• Given problem: Your task is to retype the lines from the opening of the material through the line that includes "plt.rcParams['font.family'] = ['Liberation". Do not copy the pictures.

▽

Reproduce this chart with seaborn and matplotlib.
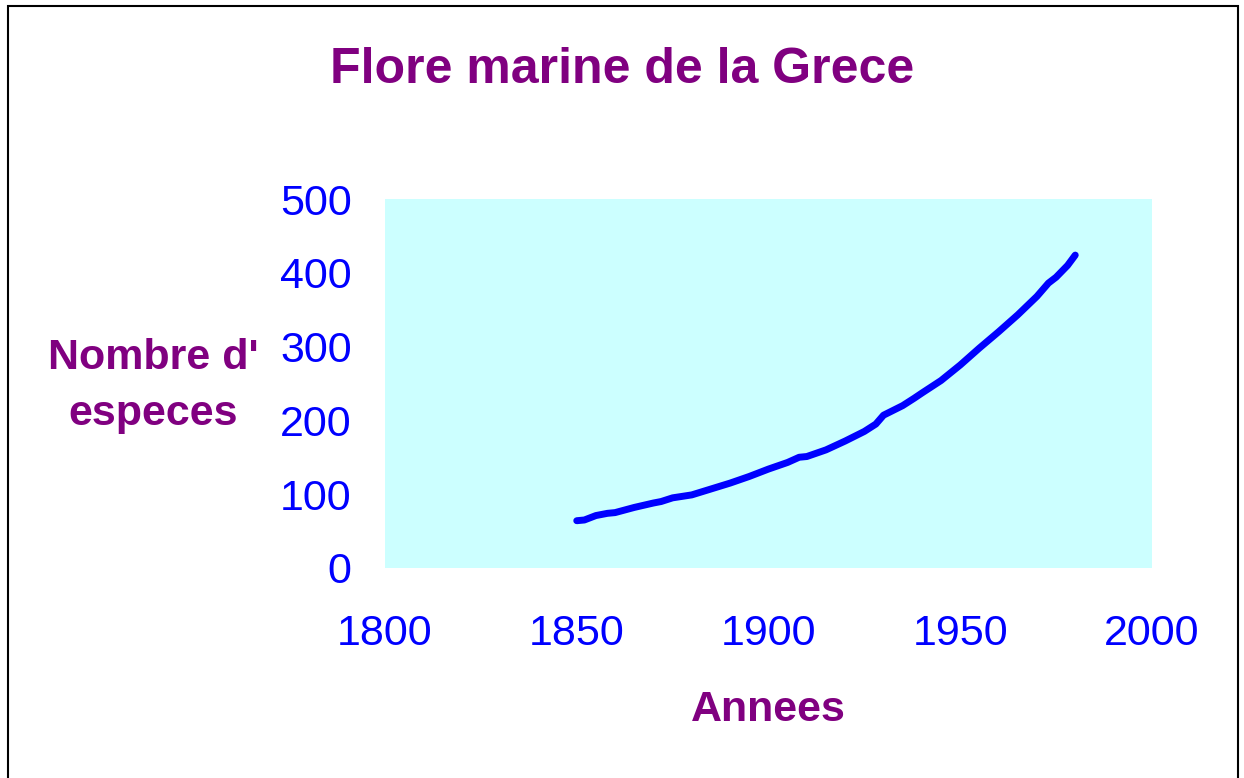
import pandas as pd
import seaborn as sns
import matplotlib.pyplot as plt
from matplotlib.patches import Rectangle

sns.set_style("white")
plt.rcParams['font.family'] = ['Liberation Sans', 'DejaVu Sans']

# data
years = [1850, 1852, 1855, 1858, 1860, 1865, 1870, 1872, 1875, 1880, 1885, 1890,
         1895, 1900, 1905, 1908, 1910, 1915, 1920, 1925, 1928, 1930, 1935, 1938,
         1940, 1945, 1950, 1955, 1960, 1965, 1970, 1973, 1975, 1978, 1980]
species = [64, 65, 71, 74, 75, 82, 88, 90, 95, 99, 107, 115,
           124, 134, 143, 150, 151, 160, 172, 185, 195, 207, 220, 230,
           237, 254, 275, 298, 320, 343, 368, 386, 394, 410, 424]
x_ticks = [1800, 1850, 1900, 1950, 2000]
y_ticks = [0, 100, 200, 300, 400, 500]

df = pd.DataFrame({"annee": years, "especes": species})

purple = "#800080"
blue = "#0000FF"

fig = plt.figure(figsize=(12.44, 7.78), dpi=100)
ax = fig.add_axes([0.3095, 0.27, 0.6165, 0.4742])
ax.set_facecolor("#CCFFFF")

sns.lineplot(x="annee", y="especes", data=df, color=blue, linewidth=5,
             solid_capstyle="round", solid_joinstyle="round", ax=ax)

ax.set_xlim(1800, 2000)
ax.set_ylim(0, 500)
ax.set_xticks(x_ticks)
ax.set_yticks(y_ticks)
ax.tick_params(axis="both", length=0, labelsize=31, labelcolor=blue)
ax.tick_params(axis="y", pad=24)
ax.tick_params(axis="x", pad=33)
for s in ax.spines.values():
    s.set_visible(False)

ax.set_xlabel("Annees", fontsize=31, fontweight="bold", color=purple)
ax.xaxis.set_label_coords(0.5, -0.331)
ax.set_ylabel("Nombre d'\nespeces", fontsize=31, fontweight="bold", color=purple,
              rotation=0, ha="center", va="center", multialignment="center",
              linespacing=1.5)
ax.yaxis.set_label_coords(-0.3025, 0.493)

fig.text(0.5, 1 - 70 / 778, "Flore marine de la Grece", fontsize=36,
         fontweight="bold", color=purple, ha="center", va="center")

# outer frame
fig.patches.append(Rectangle((8 / 1244, -0.05), 1230 / 1244, 1.05 - 6 / 778,
                             transform=fig.transFigure, fill=False,
                             edgecolor="black", linewidth=1.5))

fig.savefig("out.png", dpi=100)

△

• Solution to the exercise:
Reproduce this chart with seaborn and matplotlib.
import pandas as pd
import seaborn as sns
import matplotlib.pyplot as plt
from matplotlib.patches import Rectangle

sns.set_style("white")
plt.rcParams['font.family'] = ['Liberation Sans', 'DejaVu Sans']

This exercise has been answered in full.